Do No Ask Why We Think You Should Check Out The Unlikely Candidates’ Deadly New Pop Song. Just Know That TUC’s “Bells” Indeed Toll For Thee.
Welcome to Song of the Day, where we hip you to all the new local releases you should be caring about. By highlighting one new North Texas-sprung tune every week day, our hope is that you’ll find something new to love about the rich and abundant DFW music scene five days a week.
The Unlikely Candidates – “Bells”
RIYL: Keeping their heads ringing.
What else you should know: There are so many bells in the lives of Fort Worth’s greatest living pop band that it’s hard to pinpoint to which ones the title of the band’s latest single refers.
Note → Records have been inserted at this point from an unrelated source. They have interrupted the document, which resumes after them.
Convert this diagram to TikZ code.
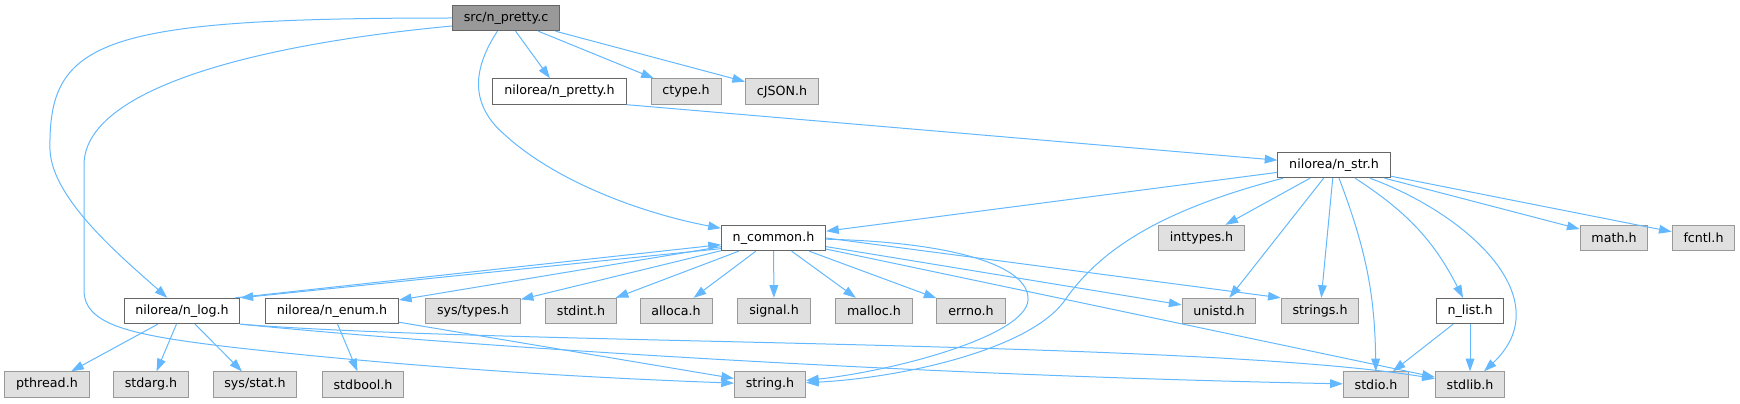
\documentclass[tikz,border=0pt]{standalone}
\usepackage{fontspec}
\setmainfont{DejaVu Sans}
\usepackage{tikz}
\usetikzlibrary{arrows.meta}
\definecolor{dxedge}{RGB}{99,184,255}
\definecolor{dxdark}{RGB}{102,102,102}
\definecolor{dxgrey}{RGB}{153,153,153}
\definecolor{dxlight}{RGB}{224,224,224}
\tikzstyle{header} = [rectangle, minimum height=19pt, inner xsep=8.5pt, text centered, draw=dxdark, fill=white, line width=0.75pt, font=\fontsize{9.5}{11}\selectfont]
\tikzstyle{external} = [header, draw=dxgrey, fill=dxlight]
\tikzstyle{source} = [header, fill=dxgrey]
\tikzstyle{arrow} = [line width=0.75pt, -{Triangle[length=9.5pt,width=6.5pt]}, color=dxedge]

\begin{document}
\begin{tikzpicture}[x=0.75pt,y=-0.75pt]
\useasboundingbox (0,0) rectangle (1740,403);
% rank 0 and 1
\node[source] (src) at (506,18) {src/n\_pretty.c};
\node[header] (npretty) at (559.5,91.5) {nilorea/n\_pretty.h};
\node[external] (ctype) at (686,91.5) {ctype.h};
\node[external] (cjson) at (782,91.5) {cJSON.h};
% rank 2 and 3
\node[header] (nstr) at (1334,165) {nilorea/n\_str.h};
\node[header] (ncommon) at (773.5,238) {n\_common.h};
\node[external] (inttypes) at (1201.5,238) {inttypes.h};
\node[external] (math) at (1614,238) {math.h};
\node[external] (fcntl) at (1703.5,238) {fcntl.h};
% rank 4
\node[header] (nlog) at (182,311) {nilorea/n\_log.h};
\node[header] (nenum) at (332,311) {nilorea/n\_enum.h};
\node[external] (systypes) at (473,311) {sys/types.h};
\node[external] (stdint) at (581,311) {stdint.h};
\node[external] (alloca) at (676,311) {alloca.h};
\node[external] (signal) at (774,311) {signal.h};
\node[external] (malloc) at (874,311) {malloc.h};
\node[external] (errno) at (971,311) {errno.h};
\node[external] (unistd) at (1219,311) {unistd.h};
\node[external] (strings) at (1320,311) {strings.h};
\node[header] (nlist) at (1470,311) {n\_list.h};
% rank 5
\node[external] (pthread) at (47,384.5) {pthread.h};
\node[external] (stdarg) at (151,384.5) {stdarg.h};
\node[external] (sysstat) at (255,384.5) {sys/stat.h};
\node[external] (stdbool) at (363,384.5) {stdbool.h};
\node[external] (string) at (770,384.5) {string.h};
\node[external] (stdio) at (1376,384.5) {stdio.h};
\node[external] (stdlib) at (1470,384.5) {stdlib.h};

% src/n_pretty.c
\draw[arrow] (src.west) .. controls (100,18) and (48,40) .. (50,150)
  .. controls (52,200) and (125,260) .. (nlog);
\draw[arrow] ([yshift=-6pt]src.west) .. controls (250,45) and (84,90) .. (84,165) -- (84,290)
  .. controls (84,325) and (130,335) .. (230,347) .. controls (450,372) and (650,380) .. (string);
\draw[arrow] (src) .. controls (472,70) and (470,105) .. (505,135)
  .. controls (560,185) and (650,215) .. (ncommon);
\draw[arrow] (src) -- (npretty);
\draw[arrow] (src) -- (ctype);
\draw[arrow] (src) -- (cjson);
\draw[arrow] (npretty.south east) -- (nstr);

% nilorea/n_str.h
\draw[arrow] (nstr) -- (ncommon);
\draw[arrow] (nstr) .. controls (1160,210) and (1100,250) .. (1065,300)
  .. controls (1030,350) and (900,378) .. (string);
\draw[arrow] (nstr) -- (inttypes);
\draw[arrow] (nstr) -- (unistd);
\draw[arrow] (nstr) -- (strings);
\draw[arrow] (nstr) to[bend left=10] (stdio);
\draw[arrow] (nstr) to[bend left=15] (nlist);
\draw[arrow] (nstr) .. controls (1470,215) and (1560,300) .. (stdlib);
\draw[arrow] (nstr) -- (math);
\draw[arrow] (nstr) -- (fcntl);

% n_common.h
\draw[arrow] ([xshift=-4pt]nlog.north east) -- ([yshift=-5pt]ncommon.west);
\draw[arrow] ([yshift=-8pt]ncommon.west) -- (nlog.north east);
\draw[arrow] (ncommon) -- (nenum);
\draw[arrow] (ncommon) -- (systypes);
\draw[arrow] (ncommon) -- (stdint);
\draw[arrow] (ncommon) -- (alloca);
\draw[arrow] (ncommon) -- (signal);
\draw[arrow] (ncommon) -- (malloc);
\draw[arrow] (ncommon) -- (errno);
\draw[arrow] (ncommon) -- (unistd);
\draw[arrow] (ncommon.east) -- (strings.north west);
\draw[arrow] (ncommon) -- (stdlib);
\draw[arrow] (ncommon) .. controls (950,242) and (1030,265) .. (1028,300)
  .. controls (1026,335) and (900,370) .. (string);

% nilorea/n_log.h, nilorea/n_enum.h, n_list.h
\draw[arrow] (nlog) -- (pthread);
\draw[arrow] (nlog) -- (stdarg);
\draw[arrow] (nlog) -- (sysstat);
\draw[arrow] (nlog.south east) .. controls (450,345) and (900,375) .. (stdio);
\draw[arrow] (nlog.south east) .. controls (500,345) and (1200,340) .. (stdlib);
\draw[arrow] (nenum) -- (stdbool);
\draw[arrow] (nenum) -- (string);
\draw[arrow] (nlist) -- (stdio);
\draw[arrow] (nlist) -- (stdlib);
\end{tikzpicture}
\end{document}
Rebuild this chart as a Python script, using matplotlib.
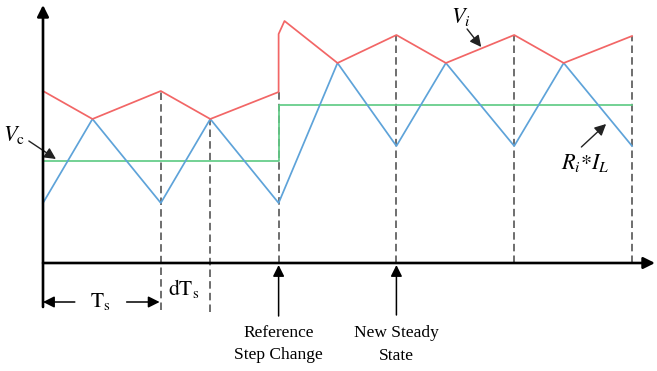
import matplotlib
matplotlib.use("Agg")
import matplotlib.pyplot as plt

plt.rcParams['font.family'] = ['Liberation Serif', 'DejaVu Serif']
plt.rcParams['mathtext.fontset'] = 'stix'

# time in switching periods, signal levels in arbitrary units
t_vi = [0, 0.42, 1, 1.42, 2, 2, 2.05, 2.5, 3, 3.42, 4, 4.42, 5]
vi = [17.2, 14.4, 17.2, 14.4, 17.1, 22.9, 24.2, 20.0, 22.8, 20.0, 22.8, 20.0, 22.7]

t_il = [0, 0.42, 1, 1.42, 2, 2.5, 3, 3.42, 4, 4.42, 5]
ril = [6.0, 14.4, 6.0, 14.4, 6.0, 20.0, 11.7, 20.0, 11.7, 20.0, 11.7]

t_vc = [0, 2, 2, 5]
vc = [10.2, 10.2, 15.8, 15.8]

# dashed markers: (time, top level, bottom level)
marker_t = [1, 1.42, 2, 3, 4, 5]
marker_top = [17.2, 14.4, 17.1, 22.8, 22.8, 22.7]
marker_bottom = [-4.7, -4.9, 0, 0, 0, 0]

RED = '#f26666'
BLUE = '#5ea3d9'
GREEN = '#62cc86'

fig = plt.figure(figsize=(6.57, 3.71), dpi=100)
ax = fig.add_axes([0, 0, 1, 1])
ax.set_xlim(-0.365, 5.212)
ax.set_ylim(-10.8, 26.3)
ax.axis('off')

lw = 1.25
for t, top, bot in zip(marker_t, marker_top, marker_bottom):
    ax.plot([t, t], [bot, top], color='#555555', lw=1.2, ls=(0, (4.5, 2.5)), zorder=1)

ax.plot(t_vc, vc, color=GREEN, lw=lw, zorder=2)
ax.plot(t_il, ril, color=BLUE, lw=lw, zorder=3)
ax.plot(t_vi, vi, color=RED, lw=lw, zorder=4)

arrow = dict(arrowstyle='-|>', color='black', lw=1.9, mutation_scale=17,
             shrinkA=0, shrinkB=0)
# axes
ax.annotate('', xy=(0, 25.8), xytext=(0, -4.4), arrowprops=arrow, zorder=5)
ax.annotate('', xy=(5.195, 0), xytext=(0, 0), arrowprops=arrow, zorder=5)

thin = dict(arrowstyle='-|>', color='black', lw=1.1, mutation_scale=17,
            shrinkA=0, shrinkB=0)
# event markers below the time axis
ax.annotate('', xy=(2, -0.2), xytext=(2, -5.3), arrowprops=thin)
ax.annotate('', xy=(3, -0.2), xytext=(3, -5.2), arrowprops=thin)
ax.text(2, -7.0, 'Reference', ha='center', va='center', fontsize=12.5)
ax.text(2, -9.2, 'Step Change', ha='center', va='center', fontsize=12.5)
ax.text(3, -7.0, 'New Steady', ha='center', va='center', fontsize=12.5)
ax.text(3, -9.3, 'State', ha='center', va='center', fontsize=12.5)

# switching period span
ax.annotate('', xy=(0, -3.9), xytext=(0.27, -3.9), arrowprops=thin)
ax.annotate('', xy=(0.99, -3.9), xytext=(0.71, -3.9), arrowprops=thin)
ax.text(0.485, -3.9, r'$\mathrm{T}_{\mathrm{s}}$', ha='center', va='center', fontsize=15.5)
ax.text(1.19, -2.6, r'$\mathrm{dT}_{\mathrm{s}}$', ha='center', va='center', fontsize=15.5)

# signal labels
pointer = dict(arrowstyle='-|>', color='#222222', lw=1.0, mutation_scale=17,
               shrinkA=0, shrinkB=0)
ax.annotate('', xy=(0.11, 10.4), xytext=(-0.12, 12.2), arrowprops=pointer)
ax.text(-0.25, 12.8, r'$V_{\mathrm{c}}$', ha='center', va='center', fontsize=16)
ax.annotate('', xy=(3.72, 21.6), xytext=(3.60, 23.4), arrowprops=pointer)
ax.text(3.55, 24.6, r'$V_i$', ha='center', va='center', fontsize=16)
ax.annotate('', xy=(4.78, 13.9), xytext=(4.57, 11.6), arrowprops=pointer)
ax.text(4.6, 10.0, r'$R_i{*}I_L$', ha='center', va='center', fontsize=16)

fig.savefig('out.png', dpi=100)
Might it be a reference to the group’s participation in Taco Bell’s Feed the Beat program this summer? Maybe it’s a pat on their own backs for previous single “The Ringer” closing in on three million plays on Spotify – y’know, because bells ring. (Yeah, that might be a stretch.) And then there’s the fact that the band did play at the Denton venue BackYard on Bell earlier this month. In fact, another time this year, whilst on tour, they played with a band up in Hershey, Pennsylvania, that called Bells.
See? So many bells!
Of course, another clue might come from the song’s debut, which first came during a recent Thursday Night Football broadcast on the NFL Network of a game between between the Indianapolis Colts and the New England Patriots. And you just know that both of those teams would love to pull off a trade for Pittsburgh Steelers running back Le’Veon Bell too, huh?
Maybe, though, the inspiration is as obvious as the tubular bells employed throughout the song for haunting effect — a move rarely used this side of Smashing Pumpkins. In this case, it does seem as if the song’s narrator is the one for whom those bells toll. Or so the following lyrics would imply: “We’re going down, six underground / Those bells are ringing, ringing loud.”
Says TUC’s Kyle Morris in a recent interview: “‘Bells’ is the ballad of the dammed. It’s about how pain, shame, and the law of man are all things of this world that are stripped away in the light of the last real truth. That we must all meet Death as a friend or foe… naked, alone, and carrying all that we have done in this life.”
Hey, that’s pretty dark stuff! But not at the expense of losing its big, triumphant pop song appeal. Because, listen, that’s just not the TUC way.
In other words? This song might be about facing one’s mortality, but it’ll probably end up in the next Madden game without raising an eyebrow.